Extract every line that contains the string "with".

** START Data for this task **

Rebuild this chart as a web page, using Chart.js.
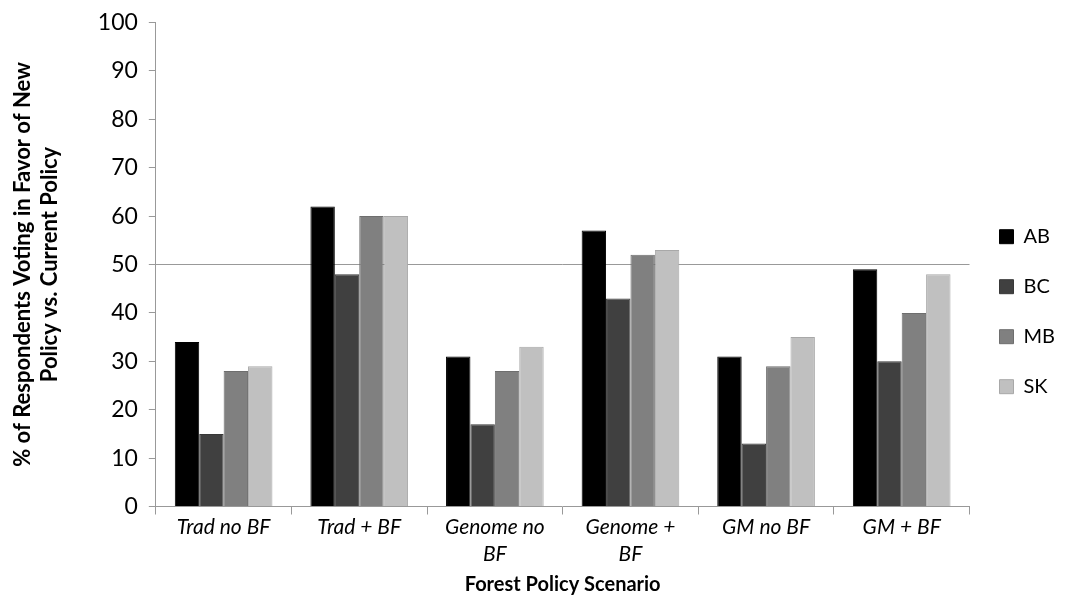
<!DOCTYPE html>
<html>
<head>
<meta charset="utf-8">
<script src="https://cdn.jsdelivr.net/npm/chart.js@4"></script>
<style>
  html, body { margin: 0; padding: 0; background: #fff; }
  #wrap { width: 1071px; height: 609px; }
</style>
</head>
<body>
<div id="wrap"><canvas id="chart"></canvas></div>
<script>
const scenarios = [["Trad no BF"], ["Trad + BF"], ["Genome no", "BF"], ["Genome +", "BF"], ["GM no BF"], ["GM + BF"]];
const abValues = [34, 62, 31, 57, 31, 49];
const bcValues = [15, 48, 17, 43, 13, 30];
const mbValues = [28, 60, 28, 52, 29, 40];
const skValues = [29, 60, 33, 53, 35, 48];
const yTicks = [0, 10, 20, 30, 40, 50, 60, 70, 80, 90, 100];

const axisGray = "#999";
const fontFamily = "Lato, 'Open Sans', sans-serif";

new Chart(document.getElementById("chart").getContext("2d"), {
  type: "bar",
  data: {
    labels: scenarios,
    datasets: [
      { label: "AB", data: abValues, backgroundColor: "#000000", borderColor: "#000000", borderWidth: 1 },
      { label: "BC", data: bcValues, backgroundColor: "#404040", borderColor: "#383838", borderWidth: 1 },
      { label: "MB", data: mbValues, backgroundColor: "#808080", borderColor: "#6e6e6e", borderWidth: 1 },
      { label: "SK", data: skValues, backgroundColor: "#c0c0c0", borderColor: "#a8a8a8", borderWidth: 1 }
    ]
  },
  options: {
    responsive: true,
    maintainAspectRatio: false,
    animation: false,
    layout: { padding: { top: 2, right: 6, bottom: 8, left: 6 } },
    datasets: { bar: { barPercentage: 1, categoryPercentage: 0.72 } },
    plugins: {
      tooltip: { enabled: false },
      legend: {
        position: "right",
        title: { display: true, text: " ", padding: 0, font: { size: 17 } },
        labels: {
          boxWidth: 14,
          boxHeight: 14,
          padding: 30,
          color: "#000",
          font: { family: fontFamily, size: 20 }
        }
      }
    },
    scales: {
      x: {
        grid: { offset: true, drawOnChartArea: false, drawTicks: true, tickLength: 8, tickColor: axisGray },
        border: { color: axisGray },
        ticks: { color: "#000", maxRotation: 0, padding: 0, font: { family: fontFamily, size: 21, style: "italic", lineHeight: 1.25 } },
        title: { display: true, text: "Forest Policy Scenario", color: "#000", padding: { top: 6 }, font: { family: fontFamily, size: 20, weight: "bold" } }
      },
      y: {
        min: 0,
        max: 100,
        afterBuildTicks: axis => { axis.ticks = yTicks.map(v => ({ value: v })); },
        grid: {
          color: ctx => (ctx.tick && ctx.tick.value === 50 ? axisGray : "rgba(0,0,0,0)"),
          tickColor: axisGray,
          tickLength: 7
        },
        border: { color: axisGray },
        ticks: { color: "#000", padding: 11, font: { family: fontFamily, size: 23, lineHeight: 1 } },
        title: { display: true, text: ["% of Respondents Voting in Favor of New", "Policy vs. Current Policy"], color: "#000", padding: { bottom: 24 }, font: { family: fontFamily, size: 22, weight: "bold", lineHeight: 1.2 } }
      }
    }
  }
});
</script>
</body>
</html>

** END Data for this task **
** START Data for this task **

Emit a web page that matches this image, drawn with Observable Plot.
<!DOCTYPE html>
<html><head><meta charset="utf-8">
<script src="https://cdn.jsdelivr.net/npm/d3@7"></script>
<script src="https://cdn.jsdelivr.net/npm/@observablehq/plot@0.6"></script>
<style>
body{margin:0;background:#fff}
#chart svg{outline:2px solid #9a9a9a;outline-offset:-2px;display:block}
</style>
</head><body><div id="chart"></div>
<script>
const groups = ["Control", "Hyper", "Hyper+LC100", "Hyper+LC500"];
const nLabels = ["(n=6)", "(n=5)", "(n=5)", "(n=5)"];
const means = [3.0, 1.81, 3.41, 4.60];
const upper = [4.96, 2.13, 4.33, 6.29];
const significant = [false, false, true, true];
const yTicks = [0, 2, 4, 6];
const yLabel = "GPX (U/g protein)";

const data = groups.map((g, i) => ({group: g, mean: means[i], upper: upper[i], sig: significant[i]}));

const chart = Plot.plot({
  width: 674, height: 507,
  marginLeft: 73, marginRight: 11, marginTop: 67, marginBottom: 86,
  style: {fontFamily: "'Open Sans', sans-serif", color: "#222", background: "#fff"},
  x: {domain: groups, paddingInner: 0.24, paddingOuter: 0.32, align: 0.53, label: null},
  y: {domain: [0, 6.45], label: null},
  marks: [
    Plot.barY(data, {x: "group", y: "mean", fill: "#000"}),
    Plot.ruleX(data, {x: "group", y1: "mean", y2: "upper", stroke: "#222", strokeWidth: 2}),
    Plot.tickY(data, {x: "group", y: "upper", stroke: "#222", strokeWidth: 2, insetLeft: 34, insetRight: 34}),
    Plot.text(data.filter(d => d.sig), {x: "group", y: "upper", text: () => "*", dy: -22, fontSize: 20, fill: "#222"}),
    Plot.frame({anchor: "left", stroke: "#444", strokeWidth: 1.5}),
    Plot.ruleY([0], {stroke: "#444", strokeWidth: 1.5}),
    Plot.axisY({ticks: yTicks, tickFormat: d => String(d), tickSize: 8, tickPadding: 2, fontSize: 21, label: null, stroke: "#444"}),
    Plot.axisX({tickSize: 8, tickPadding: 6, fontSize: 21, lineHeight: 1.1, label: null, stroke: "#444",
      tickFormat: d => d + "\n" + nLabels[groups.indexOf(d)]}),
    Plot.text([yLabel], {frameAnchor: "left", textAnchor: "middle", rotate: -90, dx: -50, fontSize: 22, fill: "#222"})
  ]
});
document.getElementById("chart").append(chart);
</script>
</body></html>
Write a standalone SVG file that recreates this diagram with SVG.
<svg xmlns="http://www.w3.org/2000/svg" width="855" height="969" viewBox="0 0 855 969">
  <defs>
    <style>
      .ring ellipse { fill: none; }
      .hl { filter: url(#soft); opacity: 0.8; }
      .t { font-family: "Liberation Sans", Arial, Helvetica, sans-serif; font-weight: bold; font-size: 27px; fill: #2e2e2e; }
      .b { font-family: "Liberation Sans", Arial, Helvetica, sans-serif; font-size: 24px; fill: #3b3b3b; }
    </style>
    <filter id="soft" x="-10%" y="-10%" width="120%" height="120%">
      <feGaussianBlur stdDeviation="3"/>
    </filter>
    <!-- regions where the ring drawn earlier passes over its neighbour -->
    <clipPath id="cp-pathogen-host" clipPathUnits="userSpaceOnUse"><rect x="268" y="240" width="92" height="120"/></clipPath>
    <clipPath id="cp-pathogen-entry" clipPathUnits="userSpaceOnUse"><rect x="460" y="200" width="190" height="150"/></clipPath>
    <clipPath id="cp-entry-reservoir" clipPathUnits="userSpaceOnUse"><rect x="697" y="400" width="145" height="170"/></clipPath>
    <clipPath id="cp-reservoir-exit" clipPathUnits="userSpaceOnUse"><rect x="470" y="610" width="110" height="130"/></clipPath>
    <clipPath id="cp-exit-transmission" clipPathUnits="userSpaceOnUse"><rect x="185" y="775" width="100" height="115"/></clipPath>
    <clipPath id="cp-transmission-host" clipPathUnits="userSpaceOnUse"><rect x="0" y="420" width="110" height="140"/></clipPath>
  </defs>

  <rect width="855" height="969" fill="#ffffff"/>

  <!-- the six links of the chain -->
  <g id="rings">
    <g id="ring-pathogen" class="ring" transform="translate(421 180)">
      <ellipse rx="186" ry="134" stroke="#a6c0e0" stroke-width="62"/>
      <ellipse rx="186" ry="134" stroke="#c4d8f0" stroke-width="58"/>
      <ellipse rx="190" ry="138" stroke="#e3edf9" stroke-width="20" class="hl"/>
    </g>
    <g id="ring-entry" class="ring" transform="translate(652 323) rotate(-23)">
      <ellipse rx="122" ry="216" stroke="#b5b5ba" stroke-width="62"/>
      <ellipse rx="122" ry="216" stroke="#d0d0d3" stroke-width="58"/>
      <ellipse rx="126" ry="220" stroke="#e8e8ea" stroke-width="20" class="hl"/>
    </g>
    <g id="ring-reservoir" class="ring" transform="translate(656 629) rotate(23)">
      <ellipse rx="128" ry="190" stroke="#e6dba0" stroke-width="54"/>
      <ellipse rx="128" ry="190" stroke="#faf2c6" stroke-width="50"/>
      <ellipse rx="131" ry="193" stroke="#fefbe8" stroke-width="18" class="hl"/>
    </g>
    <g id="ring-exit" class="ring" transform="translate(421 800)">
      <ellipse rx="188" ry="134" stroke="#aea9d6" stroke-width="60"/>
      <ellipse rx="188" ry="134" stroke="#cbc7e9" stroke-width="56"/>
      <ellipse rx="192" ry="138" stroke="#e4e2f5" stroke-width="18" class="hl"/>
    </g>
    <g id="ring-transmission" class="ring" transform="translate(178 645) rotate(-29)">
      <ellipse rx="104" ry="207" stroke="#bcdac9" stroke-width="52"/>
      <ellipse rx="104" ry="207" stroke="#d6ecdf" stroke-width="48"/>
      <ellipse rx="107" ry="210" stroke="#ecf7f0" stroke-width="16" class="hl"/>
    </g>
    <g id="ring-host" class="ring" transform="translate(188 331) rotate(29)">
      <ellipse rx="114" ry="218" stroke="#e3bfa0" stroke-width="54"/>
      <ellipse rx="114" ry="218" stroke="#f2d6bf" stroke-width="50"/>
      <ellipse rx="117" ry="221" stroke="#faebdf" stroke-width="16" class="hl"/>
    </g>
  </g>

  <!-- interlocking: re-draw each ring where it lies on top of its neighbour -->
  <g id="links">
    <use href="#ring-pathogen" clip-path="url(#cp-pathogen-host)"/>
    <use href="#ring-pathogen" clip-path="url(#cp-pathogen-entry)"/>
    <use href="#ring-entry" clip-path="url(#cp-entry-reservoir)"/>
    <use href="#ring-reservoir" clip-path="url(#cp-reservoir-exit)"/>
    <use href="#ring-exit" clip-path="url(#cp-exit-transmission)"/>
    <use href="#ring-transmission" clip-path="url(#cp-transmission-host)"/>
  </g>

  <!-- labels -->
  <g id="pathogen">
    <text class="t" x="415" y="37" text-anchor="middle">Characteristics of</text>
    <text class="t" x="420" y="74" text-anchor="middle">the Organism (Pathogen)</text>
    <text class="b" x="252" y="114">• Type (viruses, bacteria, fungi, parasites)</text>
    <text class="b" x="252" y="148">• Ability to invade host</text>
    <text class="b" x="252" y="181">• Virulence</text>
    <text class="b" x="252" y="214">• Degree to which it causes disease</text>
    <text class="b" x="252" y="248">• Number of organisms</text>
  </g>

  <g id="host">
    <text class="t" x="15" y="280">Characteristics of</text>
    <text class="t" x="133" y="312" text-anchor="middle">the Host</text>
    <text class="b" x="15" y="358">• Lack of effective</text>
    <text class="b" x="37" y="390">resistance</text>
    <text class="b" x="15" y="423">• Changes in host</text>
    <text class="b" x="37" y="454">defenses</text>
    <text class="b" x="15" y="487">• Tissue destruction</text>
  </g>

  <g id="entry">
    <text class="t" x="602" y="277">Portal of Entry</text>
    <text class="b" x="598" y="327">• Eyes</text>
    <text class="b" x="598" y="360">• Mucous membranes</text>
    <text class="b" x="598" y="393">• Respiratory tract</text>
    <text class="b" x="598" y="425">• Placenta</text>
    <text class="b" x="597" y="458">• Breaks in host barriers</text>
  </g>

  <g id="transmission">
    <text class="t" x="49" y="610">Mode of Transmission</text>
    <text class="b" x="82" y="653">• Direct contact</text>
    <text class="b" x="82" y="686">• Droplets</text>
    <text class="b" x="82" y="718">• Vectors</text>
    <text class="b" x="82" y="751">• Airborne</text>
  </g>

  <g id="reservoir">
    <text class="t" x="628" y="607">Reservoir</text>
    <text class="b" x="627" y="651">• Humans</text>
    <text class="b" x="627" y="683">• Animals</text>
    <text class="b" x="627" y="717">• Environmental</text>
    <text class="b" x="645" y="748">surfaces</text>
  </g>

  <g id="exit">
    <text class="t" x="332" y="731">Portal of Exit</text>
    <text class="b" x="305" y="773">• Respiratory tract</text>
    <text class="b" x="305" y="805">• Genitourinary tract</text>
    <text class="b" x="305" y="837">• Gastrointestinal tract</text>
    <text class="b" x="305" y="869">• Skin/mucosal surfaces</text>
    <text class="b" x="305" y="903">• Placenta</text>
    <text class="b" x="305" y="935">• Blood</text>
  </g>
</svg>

** END Data for this task **
** START Data for this task **

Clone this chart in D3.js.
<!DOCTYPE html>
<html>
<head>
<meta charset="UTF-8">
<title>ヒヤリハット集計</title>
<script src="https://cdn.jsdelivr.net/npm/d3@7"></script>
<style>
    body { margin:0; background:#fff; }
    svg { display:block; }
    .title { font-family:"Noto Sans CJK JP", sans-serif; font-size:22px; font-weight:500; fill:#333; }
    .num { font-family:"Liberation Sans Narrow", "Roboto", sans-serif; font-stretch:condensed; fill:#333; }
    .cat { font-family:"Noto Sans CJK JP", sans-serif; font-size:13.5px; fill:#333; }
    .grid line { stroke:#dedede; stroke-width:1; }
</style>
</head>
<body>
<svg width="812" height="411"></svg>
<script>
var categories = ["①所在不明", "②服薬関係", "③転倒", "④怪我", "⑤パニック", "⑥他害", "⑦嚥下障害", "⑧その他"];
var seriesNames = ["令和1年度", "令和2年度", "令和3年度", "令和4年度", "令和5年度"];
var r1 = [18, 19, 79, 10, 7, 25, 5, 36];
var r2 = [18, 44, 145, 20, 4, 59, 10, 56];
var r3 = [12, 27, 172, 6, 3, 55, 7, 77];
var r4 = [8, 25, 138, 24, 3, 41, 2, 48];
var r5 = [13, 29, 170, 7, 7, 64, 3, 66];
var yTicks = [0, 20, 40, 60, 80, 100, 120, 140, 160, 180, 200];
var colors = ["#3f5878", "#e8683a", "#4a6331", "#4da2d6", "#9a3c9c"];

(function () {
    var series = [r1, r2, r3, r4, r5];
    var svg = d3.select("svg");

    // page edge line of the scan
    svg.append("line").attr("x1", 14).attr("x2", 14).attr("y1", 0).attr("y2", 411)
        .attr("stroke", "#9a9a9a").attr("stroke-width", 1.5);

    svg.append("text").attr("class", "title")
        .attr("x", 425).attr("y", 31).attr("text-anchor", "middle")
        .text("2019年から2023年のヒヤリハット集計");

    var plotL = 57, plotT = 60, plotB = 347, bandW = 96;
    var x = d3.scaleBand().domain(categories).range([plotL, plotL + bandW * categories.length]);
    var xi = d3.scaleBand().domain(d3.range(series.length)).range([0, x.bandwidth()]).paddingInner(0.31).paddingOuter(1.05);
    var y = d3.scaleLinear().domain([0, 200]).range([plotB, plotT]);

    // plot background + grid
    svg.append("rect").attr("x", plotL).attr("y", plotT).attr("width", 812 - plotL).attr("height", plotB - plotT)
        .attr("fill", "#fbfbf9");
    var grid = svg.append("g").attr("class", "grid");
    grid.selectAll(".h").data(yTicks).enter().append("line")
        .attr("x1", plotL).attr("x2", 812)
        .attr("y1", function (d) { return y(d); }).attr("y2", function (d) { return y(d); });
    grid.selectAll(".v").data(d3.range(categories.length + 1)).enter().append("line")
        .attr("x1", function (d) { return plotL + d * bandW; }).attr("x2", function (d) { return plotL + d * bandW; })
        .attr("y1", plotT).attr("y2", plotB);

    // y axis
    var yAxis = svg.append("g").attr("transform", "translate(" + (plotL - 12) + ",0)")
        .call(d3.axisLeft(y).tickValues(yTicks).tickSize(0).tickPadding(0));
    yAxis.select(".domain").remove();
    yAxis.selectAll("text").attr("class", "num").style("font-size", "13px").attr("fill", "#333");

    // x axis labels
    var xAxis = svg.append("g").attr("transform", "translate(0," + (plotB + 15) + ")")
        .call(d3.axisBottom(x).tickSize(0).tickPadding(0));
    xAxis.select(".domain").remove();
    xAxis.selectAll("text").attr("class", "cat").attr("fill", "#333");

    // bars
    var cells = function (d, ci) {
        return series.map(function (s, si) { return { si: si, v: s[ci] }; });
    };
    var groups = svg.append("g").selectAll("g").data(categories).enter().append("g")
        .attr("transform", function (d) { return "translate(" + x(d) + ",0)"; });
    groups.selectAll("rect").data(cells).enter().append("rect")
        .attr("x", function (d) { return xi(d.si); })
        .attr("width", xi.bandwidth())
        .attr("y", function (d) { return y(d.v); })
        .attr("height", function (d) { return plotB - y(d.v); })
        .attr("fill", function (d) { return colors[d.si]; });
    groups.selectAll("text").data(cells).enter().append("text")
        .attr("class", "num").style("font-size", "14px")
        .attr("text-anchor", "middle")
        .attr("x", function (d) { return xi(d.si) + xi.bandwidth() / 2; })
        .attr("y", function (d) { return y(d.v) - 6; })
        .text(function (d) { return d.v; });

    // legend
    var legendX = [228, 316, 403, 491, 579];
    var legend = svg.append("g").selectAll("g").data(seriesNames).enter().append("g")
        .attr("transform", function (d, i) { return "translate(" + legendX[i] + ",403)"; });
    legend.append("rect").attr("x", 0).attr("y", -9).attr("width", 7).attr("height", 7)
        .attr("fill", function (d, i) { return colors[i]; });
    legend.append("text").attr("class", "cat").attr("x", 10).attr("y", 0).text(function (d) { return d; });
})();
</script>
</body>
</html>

** END Data for this task **

(Written solution)
Emit a web page that matches this image, drawn with Observable Plot.
Write a standalone SVG file that recreates this diagram with SVG.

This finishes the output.